There’s also a follow up piece here.

11 thoughts on “Masculinity and struggles with body image

  1. It just goes to show you how magazines, television, toys, etc. have affected self-image for everyone.

  2. Are the dubious “rules of masculinity” supposed to include being viewed as physically attractive by the kinds of persons — whether women or men — a man would like to be most physically attractive to? Where does the notion come from that “[c]ontemporary masculinity does not permit a man to admit his physique is less than ideal”? (This was news to me, as a man — and would be news to most men I’ve known, especially those who have participated in or watched sports.) Why is it presented as odd that quite a few men might sacrifice a year or two of life in their 80s, say, “in exchange for a perfect body” they could enjoy in their virile prime? These questions are being asked seriously.

    Many men who work out, worry about hair loss, or wish they were a few inches closer to 6’2″, for instance, are well aware that they have a physique that is less than ideal by Western standards. Regardless of whether they acknowledge that “there are many ways to be healthy,” they’re also aware of the practical ramifications of generally being viewed as relatively less physically attractive by the kinds of persons they’d like to be most physically attractive to. Recognizing reality of this kind — unless there are truly harmful behaviors or outcomes associated — does not seem like much cause for concern.

    True, I can’t speak for all or even most men. But neither can Tyler Kingkade, and his perspective seems kind of atypical for men.

  3. Anon’ — I didn’t take the essay to be claiming that it was representative of all men, but I did think it was interesting to think about the data it provided along with his personal reflections, particularly because there tends to be much more focus on body image issues for women than men.

  4. noetika: Talk of what “contemporary masculinity does not permit” and “fear of violating the unspoken rules of masculinity” would seem to suggest a fairly typical male perspective. But if such talk is supposed to signal one man’s personal reflections and the perspective of a smallish minority of men, I no longer find it puzzling.

  5. I would argue that most males are well aware that compared to the gold standard of male body, they are far from meeting the bar.

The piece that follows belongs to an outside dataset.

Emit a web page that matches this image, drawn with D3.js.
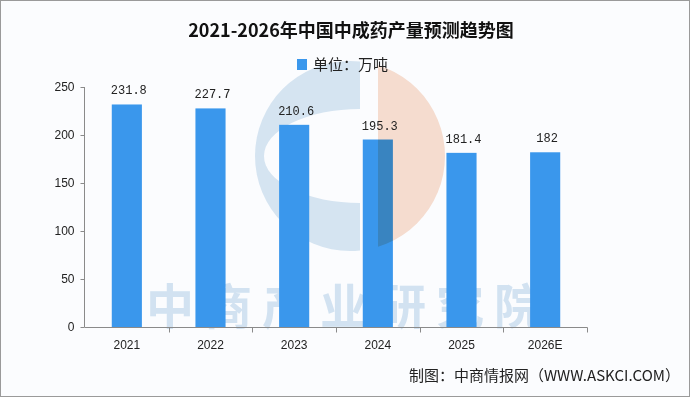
<!DOCTYPE html>
<html>
<head>
<meta charset="utf-8">
<script src="https://cdn.jsdelivr.net/npm/d3@7"></script>
<style>
  body { margin: 0; background: #fff; }
  svg text { font-family: "Liberation Sans", Arial, sans-serif; }
</style>
</head>
<body>
<div id="chart"></div>
<script>
// data
var years = ["2021", "2022", "2023", "2024", "2025", "2026E"];
var output = [231.8, 227.7, 210.6, 195.3, 181.4, 182];
var yTicks = [0, 50, 100, 150, 200, 250];
var titleText = "2021-2026年中国中成药产量预测趋势图";
var legendText = "单位：万吨";
var sourceText = "制图：中商情报网（WWW.ASKCI.COM）";
var watermarkText = "中商产业研究院";

var W = 699, H = 398;
var barColor = "#3a97ec";
var bg = "#fbfcfe";

var svg = d3.select("#chart").append("svg")
    .attr("width", W)
    .attr("height", H);

// card background + border
svg.append("rect")
    .attr("x", 0.5).attr("y", 0.5)
    .attr("width", 689).attr("height", 396)
    .attr("fill", bg)
    .attr("stroke", "#9a9a9a")
    .attr("stroke-width", 1);

// scales
var x = d3.scaleBand().domain(years).range([85, 587])
    .paddingInner(0.64).paddingOuter(0.32);
var y = d3.scaleLinear().domain([0, 250]).range([327, 87]);

// watermark logo: one circle split in a blue "C" and a salmon half
var cx = 350, cy = 156, r = 95;
var defs = svg.append("defs");
defs.append("clipPath").attr("id", "leftPart")
    .append("rect").attr("x", 0).attr("y", 0).attr("width", 360).attr("height", H);
defs.append("clipPath").attr("id", "rightPart")
    .append("rect").attr("x", 378).attr("y", 0).attr("width", 300).attr("height", H);

var wm = svg.append("g");
var cPart = wm.append("g").attr("clip-path", "url(#leftPart)");
cPart.append("circle")
    .attr("cx", cx).attr("cy", cy).attr("r", r)
    .attr("fill", "#d5e4f1");
cPart.append("ellipse")
    .attr("cx", 360).attr("cy", cy).attr("rx", 96).attr("ry", 47)
    .attr("fill", bg);

wm.append("text")
    .attr("x", 349).attr("y", 324)
    .attr("text-anchor", "middle")
    .style("font-family", "'Noto Sans CJK SC', sans-serif")
    .style("font-weight", "bold")
    .style("font-size", "48px")
    .style("letter-spacing", "10px")
    .attr("fill", "#d2e2f1")
    .text(watermarkText);

// bars
svg.append("g").selectAll("rect")
    .data(output)
    .join("rect")
    .attr("x", function(d, i) { return x(years[i]); })
    .attr("y", function(d) { return y(d); })
    .attr("width", x.bandwidth())
    .attr("height", function(d) { return y(0) - y(d); })
    .attr("fill", barColor);

// salmon half of the logo, multiplied over the bars
svg.append("circle")
    .attr("cx", cx).attr("cy", cy).attr("r", r)
    .attr("clip-path", "url(#rightPart)")
    .attr("fill", "#f9dfd0")
    .style("mix-blend-mode", "multiply");

// value labels
svg.append("g").selectAll("text")
    .data(output)
    .join("text")
    .attr("x", function(d, i) { return x(years[i]) + x.bandwidth() / 2 + 2; })
    .attr("y", function(d) { return y(d) - 10; })
    .attr("text-anchor", "middle")
    .style("font-family", "'Liberation Mono', monospace")
    .style("font-size", "12px")
    .attr("fill", "#222")
    .text(function(d) { return d; });

// y axis
var yAxis = svg.append("g")
    .attr("transform", "translate(84.5,0)")
    .call(d3.axisLeft(y).tickValues(yTicks).tickSize(4).tickPadding(6));
yAxis.select(".domain").attr("stroke", "#8a8a8a").attr("d", "M0," + y(250) + "V" + y(0));
yAxis.selectAll(".tick line").attr("stroke", "#8a8a8a");
yAxis.selectAll(".tick text").style("font-size", "12px").attr("fill", "#222");

// x axis
var xAxis = svg.append("g")
    .attr("transform", "translate(0," + (y(0) + 0.5) + ")")
    .call(d3.axisBottom(x).tickSize(0).tickPadding(13));
xAxis.select(".domain").attr("stroke", "#8a8a8a").attr("d", "M84.5,0H587.5");
xAxis.selectAll(".tick text").style("font-size", "12px").attr("fill", "#222");
// separators between categories
xAxis.selectAll(".sep")
    .data(years)
    .join("line")
    .attr("class", "sep")
    .attr("x1", function(d) { return Math.round(x(d) + x.bandwidth() / 2 + x.step() / 2) + 0.5; })
    .attr("x2", function(d) { return Math.round(x(d) + x.bandwidth() / 2 + x.step() / 2) + 0.5; })
    .attr("y1", 0).attr("y2", 5)
    .attr("stroke", "#8a8a8a");

// title
svg.append("text")
    .attr("x", 351).attr("y", 37)
    .attr("text-anchor", "middle")
    .style("font-family", "'Noto Sans CJK SC', sans-serif")
    .style("font-weight", "bold")
    .style("font-size", "18px")
    .attr("fill", "#111")
    .text(titleText);

// legend
svg.append("rect")
    .attr("x", 297).attr("y", 59)
    .attr("width", 10).attr("height", 11)
    .attr("fill", barColor);
svg.append("text")
    .attr("x", 313).attr("y", 70)
    .style("font-family", "'Noto Sans CJK SC', sans-serif")
    .style("font-size", "15px")
    .attr("fill", "#222")
    .text(legendText);

// source
svg.append("text")
    .attr("x", 680).attr("y", 381)
    .attr("text-anchor", "end")
    .style("font-family", "'Noto Sans CJK SC', sans-serif")
    .style("font-size", "15px")
    .attr("fill", "#222")
    .text(sourceText);
</script>
</body>
</html>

    The interesting question is whether or not some men have a negative response to their own bodies due to the existence of a standard, or for some other reason.

    To me contemporary masculinity needs to be better defined before you can determine its rules. Masculinity is different in different settings. This has to be addressed first.

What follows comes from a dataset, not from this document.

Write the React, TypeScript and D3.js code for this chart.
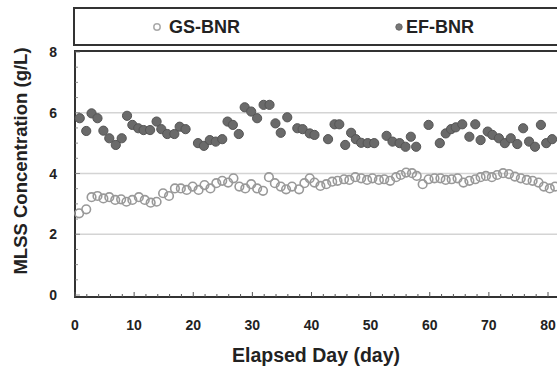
import React from "react";
import * as d3 from "d3";

const gsDays = [0.7,1.9,2.8,3.8,4.8,5.8,6.8,7.8,8.7,9.7,10.8,11.8,12.8,13.8,14.9,15.9,16.9,17.9,18.9,19.9,20.9,21.9,22.9,23.9,24.9,25.9,26.8,27.8,28.8,29.8,30.8,31.8,32.8,33.8,34.8,35.7,36.7,37.9,38.8,39.7,40.5,41.5,42.5,43.5,44.4,45.5,46.4,47.4,48.4,49.4,50.3,51.4,52.3,53.3,54.3,55.1,56.0,57.0,57.8,58.8,59.8,60.8,61.8,62.7,63.7,64.7,65.7,66.7,67.7,68.6,69.5,70.5,71.4,72.4,73.4,74.4,75.4,76.4,77.4,78.4,79.3,80.3,81.2];
const gsValues = [2.69,2.82,3.22,3.26,3.18,3.22,3.13,3.15,3.07,3.13,3.22,3.13,3.04,3.07,3.35,3.26,3.51,3.51,3.46,3.57,3.46,3.62,3.51,3.68,3.76,3.70,3.84,3.57,3.51,3.65,3.51,3.43,3.88,3.68,3.57,3.48,3.57,3.48,3.68,3.84,3.70,3.59,3.65,3.73,3.76,3.81,3.79,3.88,3.84,3.79,3.84,3.79,3.81,3.76,3.88,3.95,4.03,4.01,3.92,3.65,3.81,3.84,3.84,3.79,3.81,3.84,3.70,3.76,3.81,3.88,3.92,3.88,3.95,4.01,3.98,3.90,3.84,3.79,3.76,3.70,3.57,3.51,3.57];

const efDays = [0.8,1.9,2.8,3.8,4.8,5.8,6.9,7.9,8.8,9.7,10.7,11.6,12.7,13.8,14.6,15.6,16.8,17.7,18.7,20.8,21.8,22.8,23.8,24.9,25.8,26.7,27.7,28.7,29.8,30.8,31.9,32.9,33.9,34.8,35.9,37.6,38.5,39.7,40.5,42.8,43.9,44.7,45.7,46.7,47.5,48.4,49.5,50.6,52.7,53.7,54.9,55.9,56.8,57.7,59.8,61.7,62.7,63.6,64.4,65.5,66.7,67.7,68.6,69.8,70.6,71.7,72.7,73.7,74.8,75.8,76.8,77.8,78.8,79.7,80.7];
const efValues = [5.82,5.40,5.98,5.82,5.41,5.16,4.94,5.16,5.90,5.60,5.49,5.43,5.43,5.71,5.46,5.30,5.30,5.54,5.46,5.00,4.91,5.10,5.05,5.13,5.71,5.60,5.30,6.18,6.04,5.82,6.26,6.26,5.65,5.34,5.85,5.49,5.46,5.32,5.27,5.13,5.62,5.62,4.94,5.34,5.13,5.01,5.00,5.00,5.24,5.05,5.00,4.88,5.21,4.88,5.60,5.00,5.32,5.46,5.52,5.62,5.21,5.62,5.10,5.38,5.27,5.16,5.00,5.16,4.97,5.49,5.05,4.88,5.60,5.00,5.13];

const xTicks = [0,10,20,30,40,50,60,70,80];
const yTicks = [0,2,4,6,8];
const seriesNames = ["GS-BNR","EF-BNR"];
const xTitle = "Elapsed Day (day)";
const yTitle = "MLSS Concentration (g/L)";

export default function App() {
  const W = 557, H = 370;
  const x = d3.scaleLinear().domain([0, 80]).range([75, 548]);
  const y = d3.scaleLinear().domain([0, 8]).range([295, 52]);
  const font = "'Liberation Sans', Arial, sans-serif";
  const minorX = d3.range(0, 84, 2);
  const minorY = d3.range(0, 8.01, 0.5);
  const left = 75, bottom = 297, top = 51, right = 562;
  return (
    <svg width={W} height={H} style={{ position: "absolute", left: 0, top: 0, background: "#fff" }} fontFamily={font}>
      <rect x={0} y={0} width={W} height={H} fill="#fff" />
      {/* legend box */}
      <rect x={74} y={8} width={500} height={37} fill="#fff" stroke="#333" strokeWidth={2} />
      <circle cx={157} cy={27} r={3.2} fill="#fff" stroke="#aaa" strokeWidth={1.5} />
      <text x={169} y={33} fontSize={18} fontWeight="bold" fill="#222">{seriesNames[0]}</text>
      <circle cx={399} cy={27} r={3.2} fill="#777" stroke="#666" strokeWidth={1} />
      <text x={406} y={33} fontSize={18} fontWeight="bold" fill="#222">{seriesNames[1]}</text>

      {/* gridlines */}
      {yTicks.filter(t => t > 0 && t < 8).map(t => (
        <line key={"g" + t} x1={left} x2={right} y1={y(t)} y2={y(t)} stroke="#d4d4d4" strokeWidth={1.3} />
      ))}
      {/* frame */}
      <line x1={left} x2={right} y1={top} y2={top} stroke="#333" strokeWidth={2} />
      <line x1={left} x2={left} y1={top - 1} y2={bottom + 1} stroke="#333" strokeWidth={2} />
      <line x1={left - 1} x2={right} y1={bottom} y2={bottom} stroke="#333" strokeWidth={2} />
      {minorX.map(t => (
        <line key={"mx" + t} x1={x(t)} x2={x(t)} y1={bottom} y2={bottom - (t % 10 === 0 ? 5 : 3)} stroke="#555" strokeWidth={1} />
      ))}
      {minorY.map(t => (
        <line key={"my" + t} x1={left} x2={left + (t % 2 === 0 ? 5 : 3)} y1={y(t)} y2={y(t)} stroke="#777" strokeWidth={0.8} />
      ))}

      {/* GS series */}
      {gsDays.map((d, i) => (
        <circle key={"gs" + i} cx={x(d)} cy={y(gsValues[i])} r={4.3} fill="none" stroke="#999" strokeWidth={1.6} />
      ))}
      {/* EF series */}
      {efDays.map((d, i) => (
        <circle key={"ef" + i} cx={x(d)} cy={y(efValues[i])} r={4.6} fill="#6a6a6a" stroke="#555" strokeWidth={1} />
      ))}

      {/* tick labels */}
      {xTicks.map(t => (
        <text key={"xt" + t} x={x(t)} y={330} textAnchor="middle" fontSize={14} fontWeight="bold" fill="#222">{t}</text>
      ))}
      {yTicks.map(t => (
        <text key={"yt" + t} x={57} y={y(t) + 5} textAnchor="end" fontSize={14} fontWeight="bold" fill="#222">{t}</text>
      ))}
      <text x={316} y={362} textAnchor="middle" fontSize={19.5} fontWeight="bold" fill="#222">{xTitle}</text>
      <text transform={`translate(27,161) rotate(-90)`} textAnchor="middle" fontSize={18.5} fontWeight="bold" fill="#222">{yTitle}</text>
    </svg>
  );
}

  6. anon and maybe swm: You seem to be taking the article to claim that what’s unusual is for men to have body image issues. I think rather it’s saying that what’s unusual is for men to talk about the body image issues that they have openly. It doesn’t seem that controversial to me, thinking about men I know, that *admitting* body image insecurity is seen as non-masculine. I do know plenty of men who will freely admit to their less-than-magazine-standard bodies, but talking about how much it might bother them not to live up to that standard is a whole other story.

  7. I would think its somewhat akin to the insecurity a woman would feel about her own body failing to meet certain standards, except for the fact that for men–it is far more socially acceptable to have a “substandard” body than it is for women, and thus the sort of pressure for self-improvement that women experience is far greater, and i would add, far more damaging.

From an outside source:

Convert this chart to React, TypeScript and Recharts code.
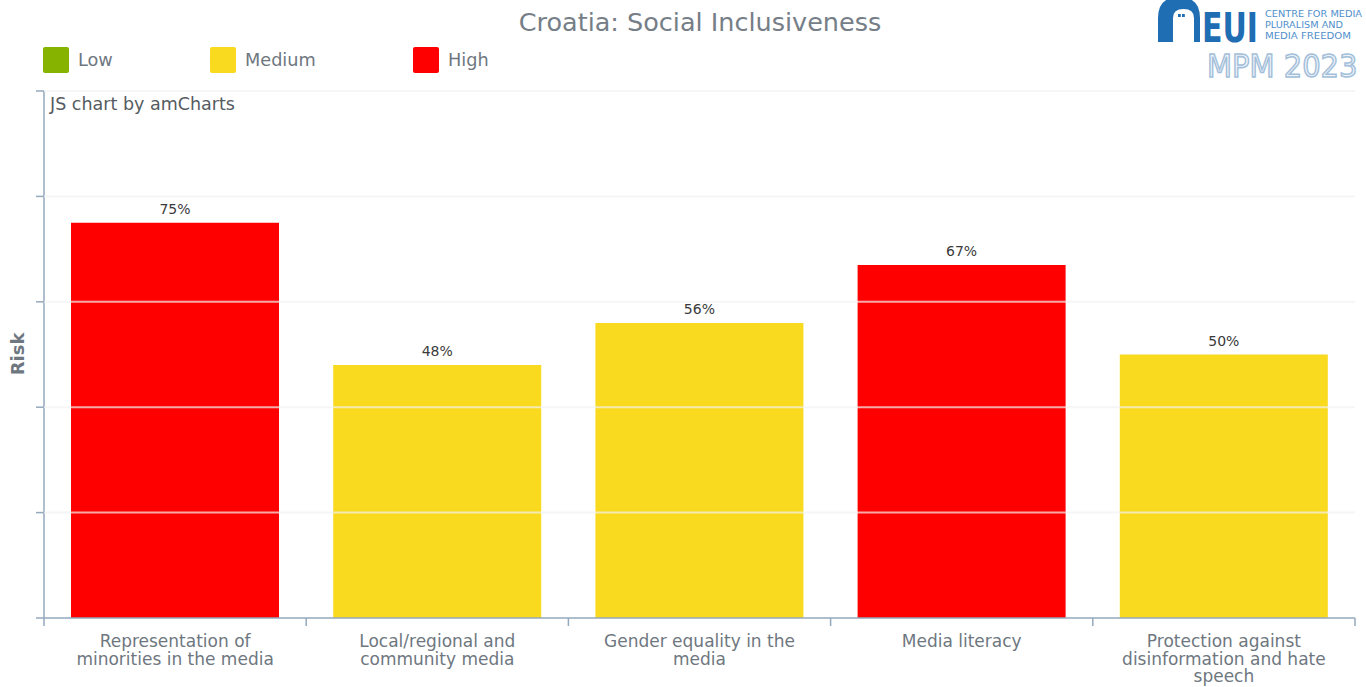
import React from 'react';
import { BarChart, Bar, XAxis, YAxis, Cell, LabelList, ReferenceLine } from 'recharts';

const categories = [
  'Representation of minorities in the media',
  'Local/regional and community media',
  'Gender equality in the media',
  'Media literacy',
  'Protection against disinformation and hate speech',
];
const riskValues = [75, 48, 56, 67, 50];
const riskLevels = ['High', 'Medium', 'Medium', 'High', 'Medium'];
const yTicks = [0, 20, 40, 60, 80, 100];
const legendItems = ['Low', 'Medium', 'High'];

const LEVEL_COLORS: Record<string, string> = {
  Low: '#86b300',
  Medium: '#f9da1e',
  High: '#ff0000',
};

const data = categories.map((name, i) => ({ name, value: riskValues[i], level: riskLevels[i] }));

const W = 1366;
const H = 687;
const M_TOP = 91;
const M_RIGHT = 11;
const Y_W = 44;
const X_H = 69;
const AXIS = '#93a9bd';
const TEXT = '#6e7780';
const FONT = '"DejaVu Sans", Verdana, sans-serif';
const BAND = (W - M_RIGHT - Y_W) / categories.length;

function wrap(s: string, max: number): string[] {
  const words = s.split(' ');
  const lines: string[] = [];
  let cur = '';
  for (const w of words) {
    const t = cur ? cur + ' ' + w : w;
    if (t.length > max && cur) {
      lines.push(cur);
      cur = w;
    } else cur = t;
  }
  if (cur) lines.push(cur);
  return lines;
}

const XTick = (props: any) => {
  const { x, y, payload, index } = props;
  const lines = wrap(String(payload.value), 23);
  return (
    <g>
      <line x1={x - BAND / 2} x2={x - BAND / 2} y1={y} y2={y + 8} stroke={AXIS} strokeWidth={1.5} />
      {index === categories.length - 1 && (
        <line x1={x + BAND / 2} x2={x + BAND / 2} y1={y} y2={y + 8} stroke={AXIS} strokeWidth={1.5} />
      )}
      {lines.map((l, i) => (
        <text key={i} x={x} y={y + 29 + i * 17.6} textAnchor="middle" fontSize={17} fill={TEXT} fontFamily={FONT}>
          {l}
        </text>
      ))}
    </g>
  );
};

const Logo = () => (
  <svg width={220} height={90} style={{ position: 'absolute', left: 1146, top: 0 }} viewBox="1146 0 220 90">
    <path d="M1158 42 L1158 18 Q1158 -3 1179 -3 Q1200 -3 1200 18 L1200 42 Z" fill="#1f6db3" />
    <path d="M1173 42 L1173 18 Q1173 9 1183.5 9 Q1194 9 1194 18 L1194 42 Z" fill="#ffffff" />
    <rect x={1178} y={14} width={2.8} height={3} fill="#1f6db3" />
    <rect x={1182} y={14} width={2.8} height={3} fill="#1f6db3" />
    <g transform="translate(1202 42) scale(1 1.35)">
      <text x={0} y={0} fontSize={30} fontWeight="bold" fill="#1f6db3" fontFamily={FONT}>
        EUI
      </text>
    </g>
    <g fontSize={9} fill="#4f8fcb" fontFamily='"DejaVu Sans Condensed", "DejaVu Sans", sans-serif'>
      <text x={1265} y={17} textLength={97} lengthAdjust="spacingAndGlyphs">CENTRE FOR MEDIA</text>
      <text x={1265} y={28} textLength={78} lengthAdjust="spacingAndGlyphs">PLURALISM AND</text>
      <text x={1265} y={39} textLength={86} lengthAdjust="spacingAndGlyphs">MEDIA FREEDOM</text>
    </g>
    <g transform="translate(1207 77) scale(1 1.1)">
      <text x={0} y={0} fontSize={29} fill="#eef3f9" stroke="#a3bfd9" strokeWidth={1.4} fontFamily={FONT}>
        MPM 2023
      </text>
    </g>
  </svg>
);

export default function App() {
  return (
    <div style={{ position: 'absolute', left: 0, top: 0, width: W, height: H, background: '#fff', fontFamily: FONT }}>
      <BarChart
        width={W}
        height={H}
        data={data}
        margin={{ top: M_TOP, right: M_RIGHT, bottom: 0, left: 0 }}
        barCategoryGap="10.3%"
      >
        <XAxis
          dataKey="name"
          height={X_H}
          interval={0}
          tickLine={false}
          tickSize={0}
          tickMargin={0}
          axisLine={{ stroke: AXIS, strokeWidth: 1.5 }}
          tick={<XTick />}
        />
        <YAxis
          width={Y_W}
          domain={[0, 100]}
          ticks={yTicks}
          interval={0}
          tickSize={8}
          tickFormatter={() => ''}
          tickLine={{ stroke: AXIS, strokeWidth: 1.5 }}
          axisLine={{ stroke: AXIS, strokeWidth: 1.5 }}
          label={{
            content: () => (
              <text x={24} y={354} transform="rotate(-90 24 354)" textAnchor="middle" fontSize={18} fontWeight="bold" fill={TEXT} fontFamily={FONT}>
                Risk
              </text>
            ),
          }}
        />
        <Bar dataKey="value" isAnimationActive={false}>
          {data.map((d, i) => (
            <Cell key={i} fill={LEVEL_COLORS[d.level]} />
          ))}
          <LabelList
            dataKey="value"
            position="top"
            offset={9}
            formatter={(v: any) => `${v}%`}
            fill="#3a3a3a"
            fontSize={14}
            fontFamily={FONT}
          />
        </Bar>
      </BarChart>

      <div style={{ position: 'absolute', left: 0, top: 0, pointerEvents: 'none' }}>
        <BarChart
          width={W}
          height={H}
          data={data}
          margin={{ top: M_TOP, right: M_RIGHT, bottom: 0, left: 0 }}
        >
          <XAxis dataKey="name" height={X_H} tick={false} tickLine={false} axisLine={false} />
          <YAxis width={Y_W} domain={[0, 100]} ticks={yTicks} tick={false} tickLine={false} axisLine={false} />
          <Bar dataKey="value" fill="transparent" fillOpacity={0} isAnimationActive={false} />
          {yTicks.slice(1).map((t) => (
            <ReferenceLine key={t} y={t} stroke="#f2f2f2" strokeOpacity={0.7} strokeWidth={2} />
          ))}
        </BarChart>
      </div>

      <div style={{ position: 'absolute', left: 0, width: 1400, top: 7, textAlign: 'center', fontSize: 25.5, color: '#767e87', fontFamily: FONT }}>
        Croatia: Social Inclusiveness
      </div>

      {legendItems.map((lv, i) => (
        <div key={lv} style={{ position: 'absolute', left: [43, 210, 413][i], top: 47, display: 'flex', alignItems: 'center', fontFamily: FONT }}>
          <div style={{ width: 26, height: 26, background: LEVEL_COLORS[lv], borderRadius: 2 }} />
          <span style={{ marginLeft: 9, fontSize: 17.7, color: TEXT }}>{lv}</span>
        </div>
      ))}

      <div style={{ position: 'absolute', left: 50, top: 94, fontSize: 17.5, color: '#555b61', fontFamily: FONT }}>
        JS chart by amCharts
      </div>

      <Logo />
    </div>
  );
}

  8. anon’: Here’s some anecdata for you: I’m a dude (and a dudely-looking one at that), I have struggled with body dysmorphia, and although I do talk about it publicly I can’t say I’m all that comfortable doing so (in fact, I never got help, even when it was bad, because I didn’t really think of it as a problem that *could* affect me, let alone for which there were resources). I can also say that I’ve been a regular gym user (5 times a week) for almost half my life now, and if I were a betting man I’d put serious money on the hypothesis that most regular male gym users also struggle with body dysmorphia (to say nothing of most of the regulars regardless of gender). In fact, I’m reasonably certain that I could point out most of the male users with body issues on any given day with better-than-50% accuracy, although I’ve obviously never actually done so.

    I don’t think we’re in the majority, but I don’t think we’re an insignificant minority either. At least, that’s my impression. The study cited is just one study, but that already makes it more reliable than my anecdotes. And it’s consistent with those anecdotes, so… I’m inclined to believe it.

    In fact, Kingkade’s post resonates so much that it’s kind of scary.

  9. This is a very real concern, but had I mentioned it in the many, many, previous threads about female body image I would have been chastised for derailing. So I guess the question is this: do we only talk about male body image in the male body image threads or, when the general question of societal standards for body image come up, can male body image be raised without the accusation of derailing?

  10. maxhgns: I’m sincerely puzzled about responses to my comments. I did not doubt that many men have some body image issues, where this means that they don’t feel good about certain features of their body. As I said, I don’t see why having such issues or “insecurities” is much of a problem — unless there are truly harmful behaviors or outcomes associated. Nor do I doubt that many men who spend as much time in the gym as you describe “struggle with body dysmorphia”: indeed, gyms attract such persons, partly because of that struggle. But many of those men are hardly “hiding” more severe body issues, given their open preoccupation with their bodies — even if, like Kingkade, they haven’t been honest with themselves (which, if a familiar distortion of masculinity, is not “contemporary masculinity”).

    Contrary to “the unspoken rules of masculinity” claim, many men do talk about their body issues, even if not explicitly identifying them in that way: height, muscle mass, weight, hair loss, etc. Anyone who has spent much time around gyms or male athletes, which are archetypes of masculinity, will have heard such talk.

    Audrey: If many men aren’t openly “talking about how much [their body issues] might bother them,” that’s probably because, to be blunt, almost no one really cares to hear it. Men don’t have an affirmation culture — so that when talking about their bodies with other men, they’ll likely get some hard truth and actionable advice (e.g., lose weight and hit the gym). Or, if there’s nothing much to be done (as with height), they’ll likely be met with a semi-sympathetic shrug — since the expectation for men is that we’re supposed to get in where we fit in, rather than insist on trying to bend ideals and desire to the will of our kind who are struggling.